__Aim__
Pull out every line in the data that has the string "this" in it.

__Extracted material__
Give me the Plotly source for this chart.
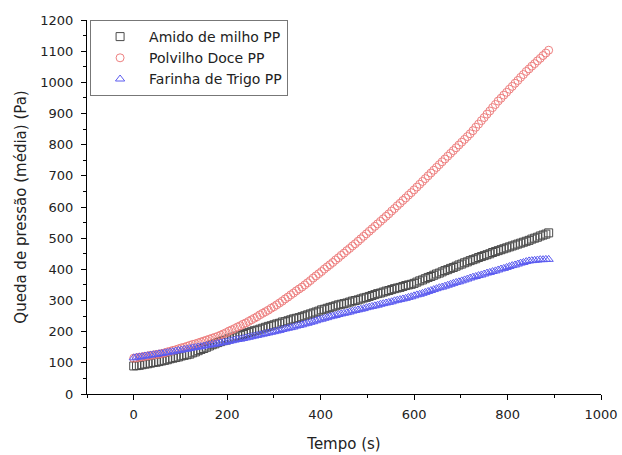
import numpy as np
import plotly.graph_objects as go

# Time axis (s): one reading every 6 s
tempo = np.arange(0, 889, 6)

# Pressure drop (Pa), averaged, for each starch
amido_milho = [
    90, 91, 92, 94, 96, 97, 99, 101, 102, 104,
    106, 108, 110, 113, 115, 117, 119, 122, 124, 126,
    128, 132, 135, 139, 143, 146, 150, 154, 158, 161,
    165, 168, 171, 173, 177, 180, 183, 186, 188, 191,
    194, 197, 200, 203, 205, 208, 211, 214, 217, 219,
    222, 225, 227, 231, 232, 235, 238, 241, 243, 245,
    248, 251, 254, 257, 260, 263, 266, 270, 272, 275,
    278, 280, 283, 286, 288, 290, 292, 295, 298, 300,
    302, 305, 308, 310, 313, 316, 319, 322, 324, 327,
    330, 332, 335, 338, 340, 342, 345, 348, 350, 352,
    355, 359, 363, 366, 370, 374, 377, 381, 385, 388,
    392, 396, 399, 403, 406, 410, 414, 417, 421, 424,
    428, 431, 434, 438, 441, 444, 447, 450, 454, 457,
    460, 463, 466, 469, 472, 475, 478, 481, 484, 487,
    490, 493, 497, 500, 503, 507, 510, 513, 517,
]

polvilho_doce = [
    115, 116, 118, 119, 121, 122, 124, 125, 127, 128,
    130, 132, 135, 137, 140, 142, 145, 148, 150, 153,
    156, 159, 161, 164, 167, 170, 173, 176, 179, 182,
    185, 189, 193, 197, 202, 206, 210, 215, 219, 224,
    228, 233, 238, 243, 248, 254, 259, 264, 269, 275,
    280, 286, 292, 298, 305, 311, 318, 324, 331, 337,
    343, 350, 357, 364, 372, 379, 386, 393, 401, 408,
    415, 422, 430, 437, 445, 452, 460, 467, 475, 482,
    490, 498, 506, 514, 522, 530, 538, 546, 554, 562,
    570, 578, 587, 595, 604, 612, 621, 629, 638, 646,
    655, 664, 673, 682, 691, 700, 709, 718, 727, 736,
    745, 754, 763, 772, 781, 790, 799, 808, 817, 826,
    835, 845, 856, 866, 877, 887, 898, 908, 919, 929,
    940, 949, 959, 968, 978, 987, 997, 1006, 1016, 1025,
    1035, 1043, 1052, 1060, 1069, 1077, 1086, 1094, 1103,
]

farinha_trigo = [
    116, 118, 119, 120, 122, 123, 125, 126, 127, 129,
    130, 132, 133, 135, 136, 138, 140, 141, 143, 144,
    146, 148, 149, 151, 152, 154, 156, 157, 159, 160,
    162, 164, 166, 167, 169, 171, 173, 175, 176, 178,
    180, 182, 184, 186, 188, 190, 192, 194, 196, 198,
    200, 202, 204, 207, 209, 211, 213, 215, 218, 220,
    222, 225, 227, 230, 232, 235, 238, 240, 243, 245,
    248, 250, 252, 255, 257, 259, 261, 263, 266, 268,
    270, 272, 274, 277, 279, 281, 283, 285, 288, 290,
    292, 294, 296, 299, 301, 303, 305, 307, 310, 312,
    315, 318, 320, 323, 326, 329, 332, 335, 338, 341,
    343, 346, 349, 352, 355, 358, 360, 363, 366, 369,
    372, 375, 377, 380, 382, 385, 388, 390, 393, 395,
    398, 401, 403, 406, 409, 412, 414, 417, 420, 422,
    425, 427, 428, 429, 430, 431, 431, 432, 432,
]

series = [
    ("Amido de milho PP", amido_milho, "square-open", "#4a4a4a"),
    ("Polvilho Doce PP", polvilho_doce, "circle-open", "#ee8080"),
    ("Farinha de Trigo PP", farinha_trigo, "triangle-up-open", "#5c5cf0"),
]

FONT = "DejaVu Sans"

fig = go.Figure()
for name, values, symbol, color in series:
    fig.add_trace(go.Scatter(
        x=tempo, y=values, name=name, mode="markers",
        marker=dict(symbol=symbol, size=8, color=color,
                    line=dict(width=1, color=color)),
    ))

axis_common = dict(
    showline=True, linecolor="black", linewidth=1,
    ticks="outside", ticklen=5, tickwidth=1, tickcolor="black",
    showgrid=False, zeroline=False, mirror=False,
    tickfont=dict(family=FONT, size=13, color="#222"),
)

fig.update_xaxes(
    range=[-100, 1000], tick0=0, dtick=200, ticklabelstandoff=3,
    minor=dict(ticks="outside", ticklen=3, dtick=100, tick0=0,
               tickcolor="black", showgrid=False),
    title=dict(text="Tempo (s)", standoff=17,
               font=dict(family=FONT, size=15, color="#222")),
    **axis_common,
)
fig.update_yaxes(
    range=[0, 1200], tick0=0, dtick=100, ticklabelstandoff=5,
    minor=dict(ticks="outside", ticklen=3, dtick=50, tick0=0,
               tickcolor="black", showgrid=False),
    title=dict(text="Queda de pressão (média) (Pa)", standoff=10,
               font=dict(family=FONT, size=15, color="#222")),
    **axis_common,
)

fig.update_layout(
    width=622, height=455,
    margin=dict(l=87, r=21, t=20, b=61, autoexpand=False),
    plot_bgcolor="white", paper_bgcolor="white",
    legend=dict(
        x=0.006, y=1.0, xanchor="left", yanchor="top",
        bgcolor="white", bordercolor="#777", borderwidth=1,
        font=dict(family=FONT, size=14, color="#222"),
        itemwidth=48, tracegroupgap=0,
    ),
    showlegend=True,
)

fig.write_html("out.html")
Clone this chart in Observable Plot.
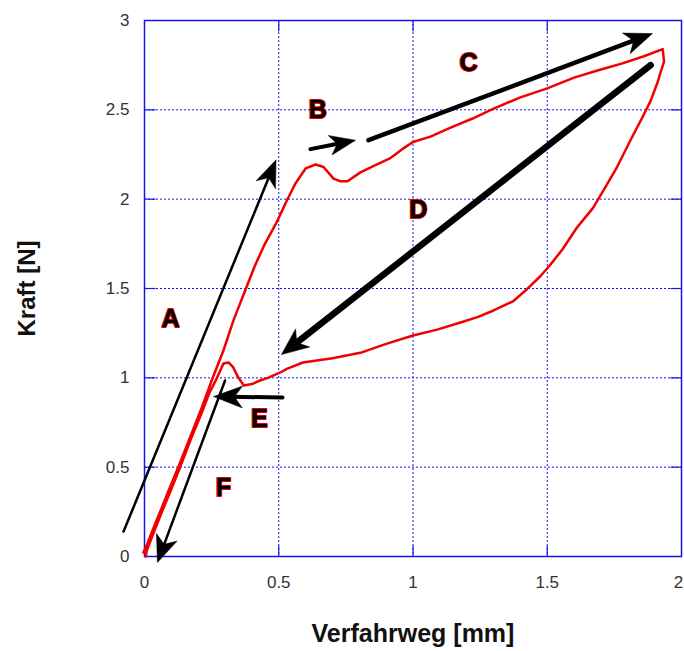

__Exercise response__
Give me the Plotly source for this chart.
Clone this chart in Observable Plot.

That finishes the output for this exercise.